-------- RECORDED DATA --------

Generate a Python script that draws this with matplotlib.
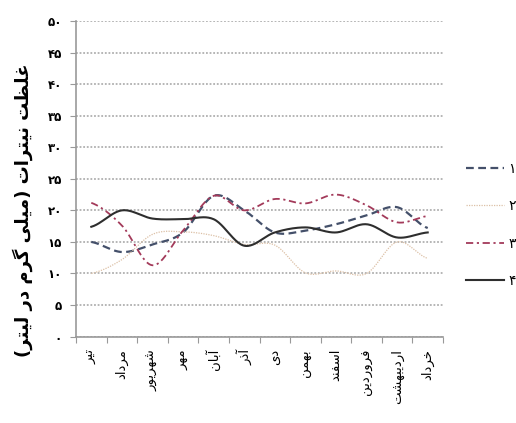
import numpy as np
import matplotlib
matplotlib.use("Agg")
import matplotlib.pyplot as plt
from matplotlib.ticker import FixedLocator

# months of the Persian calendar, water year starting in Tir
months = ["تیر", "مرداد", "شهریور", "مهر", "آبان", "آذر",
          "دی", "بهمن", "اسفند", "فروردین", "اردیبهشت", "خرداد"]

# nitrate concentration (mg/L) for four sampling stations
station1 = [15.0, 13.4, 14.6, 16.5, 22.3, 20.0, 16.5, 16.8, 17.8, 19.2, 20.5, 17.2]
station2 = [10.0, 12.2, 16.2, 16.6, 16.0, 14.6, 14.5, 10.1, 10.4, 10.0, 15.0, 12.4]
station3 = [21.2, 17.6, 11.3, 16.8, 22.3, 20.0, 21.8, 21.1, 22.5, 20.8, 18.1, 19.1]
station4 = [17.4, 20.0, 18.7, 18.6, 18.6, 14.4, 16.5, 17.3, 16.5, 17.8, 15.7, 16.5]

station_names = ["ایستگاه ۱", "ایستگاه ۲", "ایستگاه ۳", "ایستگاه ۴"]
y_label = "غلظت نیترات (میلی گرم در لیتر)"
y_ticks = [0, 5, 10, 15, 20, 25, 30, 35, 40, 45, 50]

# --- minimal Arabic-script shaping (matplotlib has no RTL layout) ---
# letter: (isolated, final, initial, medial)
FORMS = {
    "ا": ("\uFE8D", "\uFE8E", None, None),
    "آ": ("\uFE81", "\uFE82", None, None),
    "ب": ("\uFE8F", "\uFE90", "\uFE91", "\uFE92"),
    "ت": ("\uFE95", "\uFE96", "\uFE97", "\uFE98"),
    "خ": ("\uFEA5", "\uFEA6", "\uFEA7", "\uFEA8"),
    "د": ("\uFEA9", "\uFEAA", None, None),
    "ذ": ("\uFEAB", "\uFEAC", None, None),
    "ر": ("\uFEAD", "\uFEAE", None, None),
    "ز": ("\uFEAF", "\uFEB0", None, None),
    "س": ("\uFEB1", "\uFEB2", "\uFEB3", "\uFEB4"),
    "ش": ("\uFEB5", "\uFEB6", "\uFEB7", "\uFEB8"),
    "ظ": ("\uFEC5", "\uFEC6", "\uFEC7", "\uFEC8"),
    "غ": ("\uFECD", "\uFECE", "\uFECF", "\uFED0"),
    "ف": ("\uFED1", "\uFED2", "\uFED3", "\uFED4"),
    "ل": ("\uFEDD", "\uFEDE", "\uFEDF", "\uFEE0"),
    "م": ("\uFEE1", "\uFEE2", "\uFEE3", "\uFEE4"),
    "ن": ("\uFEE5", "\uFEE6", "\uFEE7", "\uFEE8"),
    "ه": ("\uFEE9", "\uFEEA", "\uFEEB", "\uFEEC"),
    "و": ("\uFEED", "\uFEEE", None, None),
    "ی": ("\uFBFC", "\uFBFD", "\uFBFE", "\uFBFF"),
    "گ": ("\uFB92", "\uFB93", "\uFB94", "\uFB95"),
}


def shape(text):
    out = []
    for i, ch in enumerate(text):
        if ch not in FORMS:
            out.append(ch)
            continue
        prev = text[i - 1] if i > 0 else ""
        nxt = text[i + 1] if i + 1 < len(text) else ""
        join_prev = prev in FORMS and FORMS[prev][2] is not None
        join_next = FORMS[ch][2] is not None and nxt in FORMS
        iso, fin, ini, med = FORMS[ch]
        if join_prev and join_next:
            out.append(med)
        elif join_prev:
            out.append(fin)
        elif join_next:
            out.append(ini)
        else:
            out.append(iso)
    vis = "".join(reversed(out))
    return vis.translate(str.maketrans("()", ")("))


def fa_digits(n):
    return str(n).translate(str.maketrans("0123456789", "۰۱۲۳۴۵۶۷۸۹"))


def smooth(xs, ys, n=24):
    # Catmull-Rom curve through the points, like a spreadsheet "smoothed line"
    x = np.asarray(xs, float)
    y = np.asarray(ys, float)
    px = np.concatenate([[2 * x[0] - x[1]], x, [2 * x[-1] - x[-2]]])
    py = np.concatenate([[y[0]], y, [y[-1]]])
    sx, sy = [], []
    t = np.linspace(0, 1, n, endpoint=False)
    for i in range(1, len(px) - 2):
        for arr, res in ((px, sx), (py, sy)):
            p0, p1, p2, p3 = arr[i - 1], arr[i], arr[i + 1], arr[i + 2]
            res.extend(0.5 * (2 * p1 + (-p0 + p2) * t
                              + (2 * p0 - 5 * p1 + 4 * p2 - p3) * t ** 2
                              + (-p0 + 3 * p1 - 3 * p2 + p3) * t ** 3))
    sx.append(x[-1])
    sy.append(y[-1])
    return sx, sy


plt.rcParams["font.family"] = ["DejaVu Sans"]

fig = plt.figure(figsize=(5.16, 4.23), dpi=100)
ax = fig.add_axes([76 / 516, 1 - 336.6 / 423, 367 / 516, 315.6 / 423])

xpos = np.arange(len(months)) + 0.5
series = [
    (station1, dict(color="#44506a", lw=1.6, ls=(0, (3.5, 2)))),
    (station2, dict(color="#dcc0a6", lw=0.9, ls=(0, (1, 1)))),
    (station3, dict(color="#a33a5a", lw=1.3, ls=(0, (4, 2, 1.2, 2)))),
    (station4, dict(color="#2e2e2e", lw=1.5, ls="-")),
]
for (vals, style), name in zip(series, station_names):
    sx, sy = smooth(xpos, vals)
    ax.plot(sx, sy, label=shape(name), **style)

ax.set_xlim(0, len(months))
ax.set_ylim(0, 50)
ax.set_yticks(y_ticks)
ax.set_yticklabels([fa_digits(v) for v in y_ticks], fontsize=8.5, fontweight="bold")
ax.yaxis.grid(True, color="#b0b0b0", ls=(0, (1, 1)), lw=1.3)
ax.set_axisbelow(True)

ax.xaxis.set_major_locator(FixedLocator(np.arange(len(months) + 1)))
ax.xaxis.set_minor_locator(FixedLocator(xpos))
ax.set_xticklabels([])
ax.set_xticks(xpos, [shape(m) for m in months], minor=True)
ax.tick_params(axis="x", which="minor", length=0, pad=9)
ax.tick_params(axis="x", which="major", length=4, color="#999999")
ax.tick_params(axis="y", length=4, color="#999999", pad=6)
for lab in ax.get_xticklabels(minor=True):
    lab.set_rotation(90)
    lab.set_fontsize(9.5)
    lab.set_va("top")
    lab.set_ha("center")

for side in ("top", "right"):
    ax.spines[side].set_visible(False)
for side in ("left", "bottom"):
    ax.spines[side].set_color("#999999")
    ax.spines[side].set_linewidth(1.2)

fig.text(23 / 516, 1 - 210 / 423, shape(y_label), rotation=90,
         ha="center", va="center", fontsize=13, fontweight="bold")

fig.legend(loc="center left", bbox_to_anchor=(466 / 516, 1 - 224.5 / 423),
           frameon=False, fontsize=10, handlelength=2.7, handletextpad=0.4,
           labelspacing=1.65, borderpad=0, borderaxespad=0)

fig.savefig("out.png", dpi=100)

--------
-------- RECORDED DATA --------

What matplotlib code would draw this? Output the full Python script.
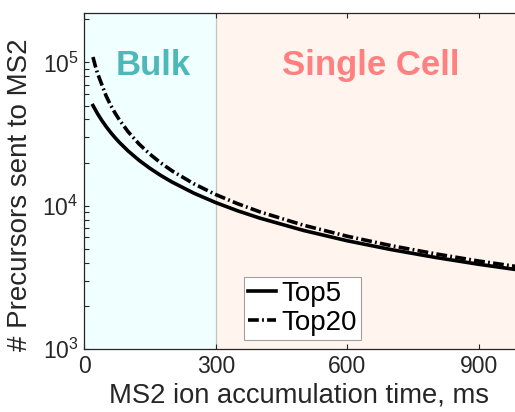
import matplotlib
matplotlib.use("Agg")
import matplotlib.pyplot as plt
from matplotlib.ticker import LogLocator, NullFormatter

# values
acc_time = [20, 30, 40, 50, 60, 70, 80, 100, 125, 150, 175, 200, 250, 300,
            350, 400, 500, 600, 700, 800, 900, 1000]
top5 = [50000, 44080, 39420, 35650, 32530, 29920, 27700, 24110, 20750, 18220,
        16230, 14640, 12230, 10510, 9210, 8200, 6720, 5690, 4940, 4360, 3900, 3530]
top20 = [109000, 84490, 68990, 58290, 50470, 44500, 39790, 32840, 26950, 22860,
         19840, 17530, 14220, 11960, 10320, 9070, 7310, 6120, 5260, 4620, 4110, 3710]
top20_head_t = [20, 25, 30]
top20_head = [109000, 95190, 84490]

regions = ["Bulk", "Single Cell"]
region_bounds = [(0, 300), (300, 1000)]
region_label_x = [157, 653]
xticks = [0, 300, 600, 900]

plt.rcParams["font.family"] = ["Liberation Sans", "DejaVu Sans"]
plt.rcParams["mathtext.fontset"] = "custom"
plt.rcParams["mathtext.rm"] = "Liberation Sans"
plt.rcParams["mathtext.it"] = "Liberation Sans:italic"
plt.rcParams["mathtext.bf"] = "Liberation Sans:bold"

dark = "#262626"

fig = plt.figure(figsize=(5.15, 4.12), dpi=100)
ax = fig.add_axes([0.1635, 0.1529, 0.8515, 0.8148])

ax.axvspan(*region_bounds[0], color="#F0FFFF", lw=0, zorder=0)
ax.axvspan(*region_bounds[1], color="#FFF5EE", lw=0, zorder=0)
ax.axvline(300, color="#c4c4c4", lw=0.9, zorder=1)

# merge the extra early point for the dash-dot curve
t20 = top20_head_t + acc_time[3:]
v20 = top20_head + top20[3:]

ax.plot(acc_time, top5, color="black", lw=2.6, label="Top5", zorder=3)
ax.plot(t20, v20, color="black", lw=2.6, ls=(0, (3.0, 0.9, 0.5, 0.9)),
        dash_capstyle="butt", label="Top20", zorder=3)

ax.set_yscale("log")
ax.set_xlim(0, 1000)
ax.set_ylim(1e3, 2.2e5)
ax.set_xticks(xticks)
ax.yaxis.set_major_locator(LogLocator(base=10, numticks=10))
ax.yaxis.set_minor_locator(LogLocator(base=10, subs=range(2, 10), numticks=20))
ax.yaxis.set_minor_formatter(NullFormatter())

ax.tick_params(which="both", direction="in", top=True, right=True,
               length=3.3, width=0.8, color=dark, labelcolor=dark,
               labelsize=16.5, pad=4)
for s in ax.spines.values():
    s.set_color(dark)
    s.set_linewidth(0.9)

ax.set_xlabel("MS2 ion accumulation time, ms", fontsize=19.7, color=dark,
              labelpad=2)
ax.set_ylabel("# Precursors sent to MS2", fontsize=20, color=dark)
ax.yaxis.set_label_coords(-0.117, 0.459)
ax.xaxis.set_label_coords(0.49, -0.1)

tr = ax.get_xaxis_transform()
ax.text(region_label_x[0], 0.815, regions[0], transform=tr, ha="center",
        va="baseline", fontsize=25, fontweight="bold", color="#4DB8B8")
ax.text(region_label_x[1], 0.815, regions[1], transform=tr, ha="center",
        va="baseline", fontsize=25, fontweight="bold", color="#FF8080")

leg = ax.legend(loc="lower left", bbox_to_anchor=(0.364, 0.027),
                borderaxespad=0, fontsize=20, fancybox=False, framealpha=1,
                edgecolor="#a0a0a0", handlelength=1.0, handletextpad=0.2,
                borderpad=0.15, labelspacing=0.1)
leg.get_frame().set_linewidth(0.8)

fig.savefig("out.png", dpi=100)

--------

### [THE REQUEST]
Start at the line above containing "Generate a Python" and stop at the line containing "40, 45, 50]": print those lines and everything between them exactly, but not the pictures.

### [WRITTEN ANSWER]
Generate a Python script that draws this with matplotlib.
import numpy as np
import matplotlib
matplotlib.use("Agg")
import matplotlib.pyplot as plt
from matplotlib.ticker import FixedLocator

# months of the Persian calendar, water year starting in Tir
months = ["تیر", "مرداد", "شهریور", "مهر", "آبان", "آذر",
          "دی", "بهمن", "اسفند", "فروردین", "اردیبهشت", "خرداد"]

# nitrate concentration (mg/L) for four sampling stations
station1 = [15.0, 13.4, 14.6, 16.5, 22.3, 20.0, 16.5, 16.8, 17.8, 19.2, 20.5, 17.2]
station2 = [10.0, 12.2, 16.2, 16.6, 16.0, 14.6, 14.5, 10.1, 10.4, 10.0, 15.0, 12.4]
station3 = [21.2, 17.6, 11.3, 16.8, 22.3, 20.0, 21.8, 21.1, 22.5, 20.8, 18.1, 19.1]
station4 = [17.4, 20.0, 18.7, 18.6, 18.6, 14.4, 16.5, 17.3, 16.5, 17.8, 15.7, 16.5]

station_names = ["ایستگاه ۱", "ایستگاه ۲", "ایستگاه ۳", "ایستگاه ۴"]
y_label = "غلظت نیترات (میلی گرم در لیتر)"
y_ticks = [0, 5, 10, 15, 20, 25, 30, 35, 40, 45, 50]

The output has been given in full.